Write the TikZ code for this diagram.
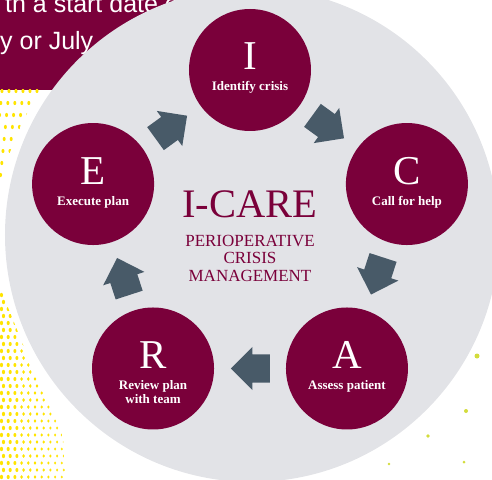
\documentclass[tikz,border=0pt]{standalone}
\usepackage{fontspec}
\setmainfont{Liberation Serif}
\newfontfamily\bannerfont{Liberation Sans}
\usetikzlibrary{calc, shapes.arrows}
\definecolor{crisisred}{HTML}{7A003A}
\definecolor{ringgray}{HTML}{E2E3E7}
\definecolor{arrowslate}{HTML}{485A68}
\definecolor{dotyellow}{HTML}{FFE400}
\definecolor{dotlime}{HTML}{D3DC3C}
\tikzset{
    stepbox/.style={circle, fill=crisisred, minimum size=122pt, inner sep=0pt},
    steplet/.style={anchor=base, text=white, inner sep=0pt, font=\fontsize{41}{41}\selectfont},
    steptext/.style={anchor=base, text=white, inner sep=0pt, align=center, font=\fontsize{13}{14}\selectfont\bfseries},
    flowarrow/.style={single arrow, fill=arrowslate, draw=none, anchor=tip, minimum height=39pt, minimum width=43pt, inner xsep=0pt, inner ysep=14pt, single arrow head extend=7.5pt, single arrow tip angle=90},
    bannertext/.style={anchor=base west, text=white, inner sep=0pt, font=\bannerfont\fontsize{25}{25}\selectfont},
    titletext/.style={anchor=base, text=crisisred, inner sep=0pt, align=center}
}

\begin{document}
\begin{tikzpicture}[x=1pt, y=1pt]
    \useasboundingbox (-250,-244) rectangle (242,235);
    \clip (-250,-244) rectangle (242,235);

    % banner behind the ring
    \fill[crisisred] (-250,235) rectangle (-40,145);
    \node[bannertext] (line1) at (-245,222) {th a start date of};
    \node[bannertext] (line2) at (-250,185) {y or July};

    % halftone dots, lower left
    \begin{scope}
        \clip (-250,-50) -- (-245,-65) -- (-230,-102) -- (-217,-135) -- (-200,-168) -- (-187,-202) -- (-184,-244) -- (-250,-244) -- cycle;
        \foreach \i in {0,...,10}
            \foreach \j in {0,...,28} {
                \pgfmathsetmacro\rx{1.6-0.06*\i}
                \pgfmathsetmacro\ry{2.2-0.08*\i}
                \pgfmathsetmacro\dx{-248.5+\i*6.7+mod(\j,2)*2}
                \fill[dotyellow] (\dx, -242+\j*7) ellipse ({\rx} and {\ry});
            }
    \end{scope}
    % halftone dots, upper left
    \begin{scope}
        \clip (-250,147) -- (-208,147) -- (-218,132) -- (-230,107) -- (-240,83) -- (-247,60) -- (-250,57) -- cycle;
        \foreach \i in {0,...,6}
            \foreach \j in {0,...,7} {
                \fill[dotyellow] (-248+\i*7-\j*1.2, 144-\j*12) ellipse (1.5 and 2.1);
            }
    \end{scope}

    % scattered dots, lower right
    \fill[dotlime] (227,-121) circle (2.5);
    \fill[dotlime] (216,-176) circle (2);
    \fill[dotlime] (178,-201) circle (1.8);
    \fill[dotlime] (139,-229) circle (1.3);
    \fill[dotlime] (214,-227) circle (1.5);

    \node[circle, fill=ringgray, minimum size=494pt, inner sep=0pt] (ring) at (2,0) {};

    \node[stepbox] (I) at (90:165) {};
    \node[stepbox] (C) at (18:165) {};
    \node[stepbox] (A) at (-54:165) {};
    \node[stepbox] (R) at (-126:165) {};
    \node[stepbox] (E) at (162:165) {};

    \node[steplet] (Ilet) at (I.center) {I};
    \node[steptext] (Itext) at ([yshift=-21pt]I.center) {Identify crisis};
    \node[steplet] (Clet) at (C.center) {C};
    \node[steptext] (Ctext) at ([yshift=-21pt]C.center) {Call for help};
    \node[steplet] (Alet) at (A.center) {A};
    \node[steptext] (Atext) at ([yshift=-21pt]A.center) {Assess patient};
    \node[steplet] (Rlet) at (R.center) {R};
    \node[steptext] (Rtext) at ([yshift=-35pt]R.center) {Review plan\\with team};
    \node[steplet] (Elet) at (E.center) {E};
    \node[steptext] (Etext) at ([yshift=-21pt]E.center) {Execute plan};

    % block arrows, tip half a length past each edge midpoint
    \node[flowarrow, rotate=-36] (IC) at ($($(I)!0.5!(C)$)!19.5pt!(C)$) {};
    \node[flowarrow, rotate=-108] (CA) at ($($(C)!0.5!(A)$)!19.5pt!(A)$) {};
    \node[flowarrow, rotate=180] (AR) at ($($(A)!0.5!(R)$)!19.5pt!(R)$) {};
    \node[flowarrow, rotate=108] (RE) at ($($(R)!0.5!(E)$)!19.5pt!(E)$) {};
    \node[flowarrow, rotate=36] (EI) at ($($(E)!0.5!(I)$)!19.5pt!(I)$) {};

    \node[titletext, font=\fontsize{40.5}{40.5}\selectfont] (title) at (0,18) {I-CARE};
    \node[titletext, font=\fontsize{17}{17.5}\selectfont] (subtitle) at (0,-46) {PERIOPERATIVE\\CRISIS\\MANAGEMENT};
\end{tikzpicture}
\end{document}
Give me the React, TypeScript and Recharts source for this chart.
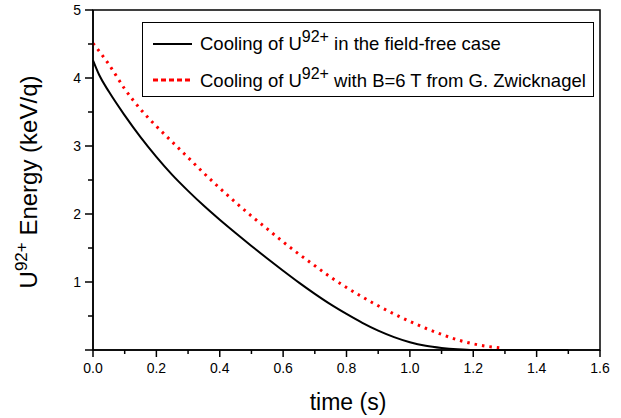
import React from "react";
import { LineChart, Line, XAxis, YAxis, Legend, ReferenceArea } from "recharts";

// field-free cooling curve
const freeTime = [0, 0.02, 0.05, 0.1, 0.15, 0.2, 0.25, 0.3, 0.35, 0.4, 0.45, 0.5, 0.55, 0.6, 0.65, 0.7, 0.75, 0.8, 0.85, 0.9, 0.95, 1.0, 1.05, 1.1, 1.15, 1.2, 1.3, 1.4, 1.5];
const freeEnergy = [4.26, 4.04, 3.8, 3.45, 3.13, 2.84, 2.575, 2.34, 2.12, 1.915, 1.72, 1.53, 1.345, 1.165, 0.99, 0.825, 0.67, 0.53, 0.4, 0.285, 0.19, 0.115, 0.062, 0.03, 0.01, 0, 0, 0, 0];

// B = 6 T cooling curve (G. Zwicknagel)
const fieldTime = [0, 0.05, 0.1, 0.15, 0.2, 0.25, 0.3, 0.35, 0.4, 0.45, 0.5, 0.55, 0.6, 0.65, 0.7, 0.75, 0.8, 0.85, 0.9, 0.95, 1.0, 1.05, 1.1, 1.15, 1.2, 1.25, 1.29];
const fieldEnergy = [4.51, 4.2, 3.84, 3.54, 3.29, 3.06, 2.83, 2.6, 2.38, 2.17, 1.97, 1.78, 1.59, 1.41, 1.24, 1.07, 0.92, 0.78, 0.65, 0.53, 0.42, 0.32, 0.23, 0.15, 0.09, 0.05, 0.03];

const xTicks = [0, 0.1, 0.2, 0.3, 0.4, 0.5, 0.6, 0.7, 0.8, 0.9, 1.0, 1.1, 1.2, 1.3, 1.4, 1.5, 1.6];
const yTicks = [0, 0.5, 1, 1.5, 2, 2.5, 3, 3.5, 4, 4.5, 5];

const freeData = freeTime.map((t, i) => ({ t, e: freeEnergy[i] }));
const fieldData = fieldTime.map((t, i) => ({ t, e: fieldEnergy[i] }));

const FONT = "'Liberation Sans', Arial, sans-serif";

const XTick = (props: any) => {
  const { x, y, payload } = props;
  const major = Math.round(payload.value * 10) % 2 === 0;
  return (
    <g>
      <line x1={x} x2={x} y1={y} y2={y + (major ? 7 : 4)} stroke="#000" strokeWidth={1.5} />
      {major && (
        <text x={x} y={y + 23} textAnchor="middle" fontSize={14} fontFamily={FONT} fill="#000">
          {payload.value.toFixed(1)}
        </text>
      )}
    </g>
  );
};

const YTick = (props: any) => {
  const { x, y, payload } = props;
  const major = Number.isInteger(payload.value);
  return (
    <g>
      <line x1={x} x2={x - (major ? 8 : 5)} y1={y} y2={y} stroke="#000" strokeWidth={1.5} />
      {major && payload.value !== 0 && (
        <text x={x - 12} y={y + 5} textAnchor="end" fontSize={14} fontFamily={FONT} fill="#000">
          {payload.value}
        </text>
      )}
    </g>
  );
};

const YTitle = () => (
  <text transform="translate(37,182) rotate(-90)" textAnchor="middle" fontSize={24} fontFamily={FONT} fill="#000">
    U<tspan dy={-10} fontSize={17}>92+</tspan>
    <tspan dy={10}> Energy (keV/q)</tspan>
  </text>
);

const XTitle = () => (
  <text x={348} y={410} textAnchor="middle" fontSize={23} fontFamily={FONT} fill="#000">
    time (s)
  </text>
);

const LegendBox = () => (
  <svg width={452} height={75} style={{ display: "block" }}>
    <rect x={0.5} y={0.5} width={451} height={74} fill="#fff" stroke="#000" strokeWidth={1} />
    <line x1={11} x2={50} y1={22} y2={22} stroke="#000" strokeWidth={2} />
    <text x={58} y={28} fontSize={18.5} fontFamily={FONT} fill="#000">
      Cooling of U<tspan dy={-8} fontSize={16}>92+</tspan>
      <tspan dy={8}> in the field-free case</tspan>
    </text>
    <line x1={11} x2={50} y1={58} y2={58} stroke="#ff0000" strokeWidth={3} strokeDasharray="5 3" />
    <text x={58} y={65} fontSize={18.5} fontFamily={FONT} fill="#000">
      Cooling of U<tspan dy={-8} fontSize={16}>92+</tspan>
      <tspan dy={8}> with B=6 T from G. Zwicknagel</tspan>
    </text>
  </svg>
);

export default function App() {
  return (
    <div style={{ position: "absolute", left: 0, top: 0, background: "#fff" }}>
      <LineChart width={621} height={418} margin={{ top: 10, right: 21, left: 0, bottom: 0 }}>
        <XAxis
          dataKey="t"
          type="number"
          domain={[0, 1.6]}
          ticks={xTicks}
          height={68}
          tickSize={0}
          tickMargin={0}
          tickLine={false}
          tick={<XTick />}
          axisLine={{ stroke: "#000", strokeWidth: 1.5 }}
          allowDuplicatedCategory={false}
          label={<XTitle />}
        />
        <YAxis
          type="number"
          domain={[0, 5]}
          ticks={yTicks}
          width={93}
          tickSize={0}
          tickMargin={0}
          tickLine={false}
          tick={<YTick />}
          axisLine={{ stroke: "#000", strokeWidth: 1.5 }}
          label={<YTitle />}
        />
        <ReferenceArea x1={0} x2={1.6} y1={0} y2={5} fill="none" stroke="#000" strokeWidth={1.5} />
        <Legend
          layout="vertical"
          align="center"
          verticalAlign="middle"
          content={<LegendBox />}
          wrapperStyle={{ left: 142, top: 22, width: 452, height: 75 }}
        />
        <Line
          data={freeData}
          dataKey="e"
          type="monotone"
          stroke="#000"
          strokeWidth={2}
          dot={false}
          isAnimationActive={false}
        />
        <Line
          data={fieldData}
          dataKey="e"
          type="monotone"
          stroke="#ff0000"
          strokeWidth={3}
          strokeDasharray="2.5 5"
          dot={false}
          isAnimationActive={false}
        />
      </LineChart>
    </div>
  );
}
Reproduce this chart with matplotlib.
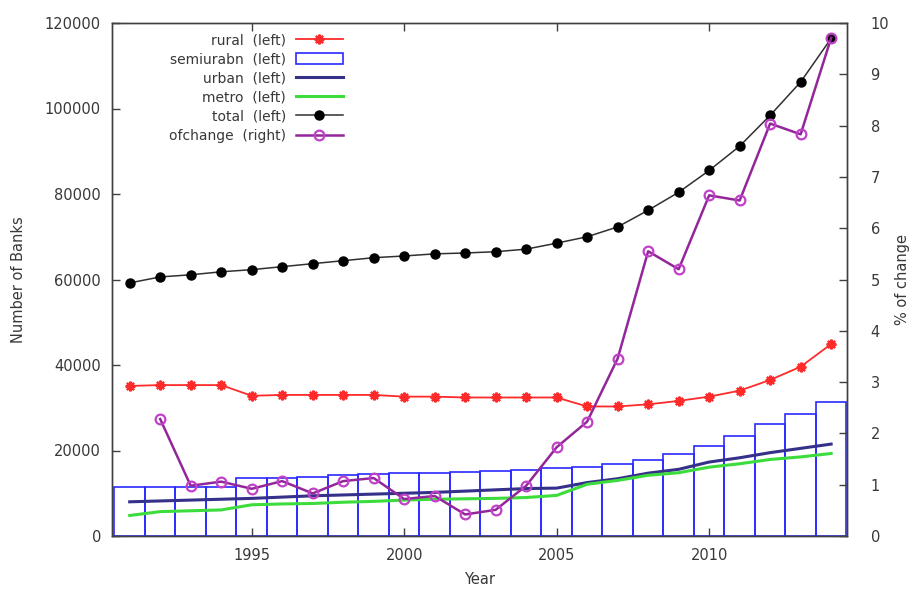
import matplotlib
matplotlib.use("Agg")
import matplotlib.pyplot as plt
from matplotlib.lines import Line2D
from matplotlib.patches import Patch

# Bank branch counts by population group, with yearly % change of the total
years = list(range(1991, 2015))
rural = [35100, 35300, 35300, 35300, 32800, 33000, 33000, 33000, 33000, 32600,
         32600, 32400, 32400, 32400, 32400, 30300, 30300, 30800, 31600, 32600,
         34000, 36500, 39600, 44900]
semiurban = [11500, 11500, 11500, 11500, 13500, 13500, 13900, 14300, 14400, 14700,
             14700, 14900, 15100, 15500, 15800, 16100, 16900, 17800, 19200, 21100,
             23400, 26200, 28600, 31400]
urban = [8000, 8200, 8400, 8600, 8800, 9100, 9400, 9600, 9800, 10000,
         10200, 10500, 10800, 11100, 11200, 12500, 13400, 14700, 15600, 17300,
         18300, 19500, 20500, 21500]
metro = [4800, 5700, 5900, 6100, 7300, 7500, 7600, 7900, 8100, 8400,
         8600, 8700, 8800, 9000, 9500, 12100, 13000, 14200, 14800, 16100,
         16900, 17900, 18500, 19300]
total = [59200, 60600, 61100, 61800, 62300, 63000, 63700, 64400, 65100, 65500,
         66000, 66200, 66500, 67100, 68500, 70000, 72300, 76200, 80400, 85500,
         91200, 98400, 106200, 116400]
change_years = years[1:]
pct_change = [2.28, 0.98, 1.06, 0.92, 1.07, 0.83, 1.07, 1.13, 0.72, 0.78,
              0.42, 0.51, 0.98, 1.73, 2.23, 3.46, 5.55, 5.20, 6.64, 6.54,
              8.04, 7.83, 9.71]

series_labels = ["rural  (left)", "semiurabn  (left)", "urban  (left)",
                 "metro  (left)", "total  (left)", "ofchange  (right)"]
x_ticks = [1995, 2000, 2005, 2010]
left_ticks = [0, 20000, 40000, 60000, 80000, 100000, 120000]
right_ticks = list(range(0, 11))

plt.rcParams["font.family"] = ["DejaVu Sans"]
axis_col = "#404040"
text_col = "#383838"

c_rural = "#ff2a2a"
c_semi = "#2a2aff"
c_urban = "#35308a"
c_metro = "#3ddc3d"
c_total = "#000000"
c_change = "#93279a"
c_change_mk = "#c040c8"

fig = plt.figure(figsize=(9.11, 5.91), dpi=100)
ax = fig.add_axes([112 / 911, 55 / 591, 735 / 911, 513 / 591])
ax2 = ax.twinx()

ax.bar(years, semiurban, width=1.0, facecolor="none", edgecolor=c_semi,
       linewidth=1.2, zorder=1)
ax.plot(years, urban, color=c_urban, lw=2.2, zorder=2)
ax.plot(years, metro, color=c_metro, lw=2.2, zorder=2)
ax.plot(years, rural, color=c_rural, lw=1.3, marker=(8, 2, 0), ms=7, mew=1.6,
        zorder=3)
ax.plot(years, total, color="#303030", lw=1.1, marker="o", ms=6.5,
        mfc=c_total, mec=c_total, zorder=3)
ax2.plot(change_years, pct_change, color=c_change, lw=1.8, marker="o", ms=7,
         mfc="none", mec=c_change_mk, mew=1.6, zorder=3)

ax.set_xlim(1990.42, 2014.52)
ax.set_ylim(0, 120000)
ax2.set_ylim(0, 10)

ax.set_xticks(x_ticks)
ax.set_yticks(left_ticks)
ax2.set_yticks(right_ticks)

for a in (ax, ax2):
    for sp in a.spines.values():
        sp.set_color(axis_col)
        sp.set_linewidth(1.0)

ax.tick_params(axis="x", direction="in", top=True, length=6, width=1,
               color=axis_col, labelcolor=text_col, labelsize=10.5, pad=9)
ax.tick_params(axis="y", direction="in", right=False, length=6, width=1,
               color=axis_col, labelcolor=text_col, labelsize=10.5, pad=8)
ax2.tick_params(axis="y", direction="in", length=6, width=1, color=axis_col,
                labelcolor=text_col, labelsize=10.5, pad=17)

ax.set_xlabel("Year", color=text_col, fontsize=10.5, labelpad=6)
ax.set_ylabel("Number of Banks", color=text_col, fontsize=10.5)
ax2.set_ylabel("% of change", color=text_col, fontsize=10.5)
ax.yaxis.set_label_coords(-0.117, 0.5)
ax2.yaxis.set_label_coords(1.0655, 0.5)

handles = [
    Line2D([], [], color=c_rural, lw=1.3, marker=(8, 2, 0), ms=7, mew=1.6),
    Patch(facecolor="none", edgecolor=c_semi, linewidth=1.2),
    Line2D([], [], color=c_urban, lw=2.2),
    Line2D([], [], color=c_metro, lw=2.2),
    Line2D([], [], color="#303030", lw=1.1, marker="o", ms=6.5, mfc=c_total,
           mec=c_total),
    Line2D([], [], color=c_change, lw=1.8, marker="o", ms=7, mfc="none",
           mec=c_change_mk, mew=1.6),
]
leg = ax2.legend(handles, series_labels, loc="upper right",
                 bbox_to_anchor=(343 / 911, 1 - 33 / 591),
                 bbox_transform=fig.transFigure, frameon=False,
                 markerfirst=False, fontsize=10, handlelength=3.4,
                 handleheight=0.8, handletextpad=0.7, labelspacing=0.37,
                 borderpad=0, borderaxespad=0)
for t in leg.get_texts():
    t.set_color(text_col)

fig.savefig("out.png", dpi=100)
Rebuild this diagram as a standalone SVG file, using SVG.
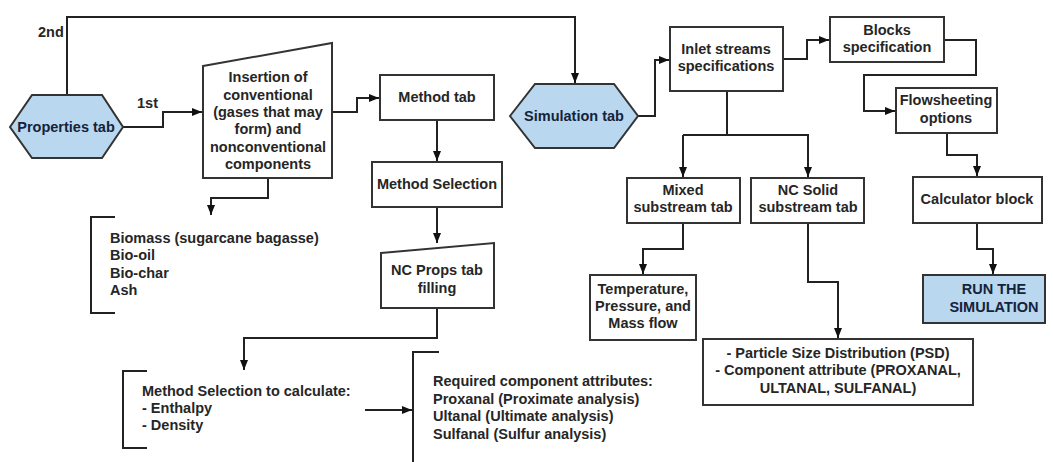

☆ ☆ ☆ ☆ ☆

AIM OF THE TASK: Only the lines from the one holding "Reproduce this chart with matplotlib." to the one holding "from matplotlib.patches import Patch" should be returned, both included and exactly as written, with no pictures.

TASK OUTPUT:
Reproduce this chart with matplotlib.
import matplotlib
matplotlib.use("Agg")
import matplotlib.pyplot as plt
from matplotlib.lines import Line2D
from matplotlib.patches import Patch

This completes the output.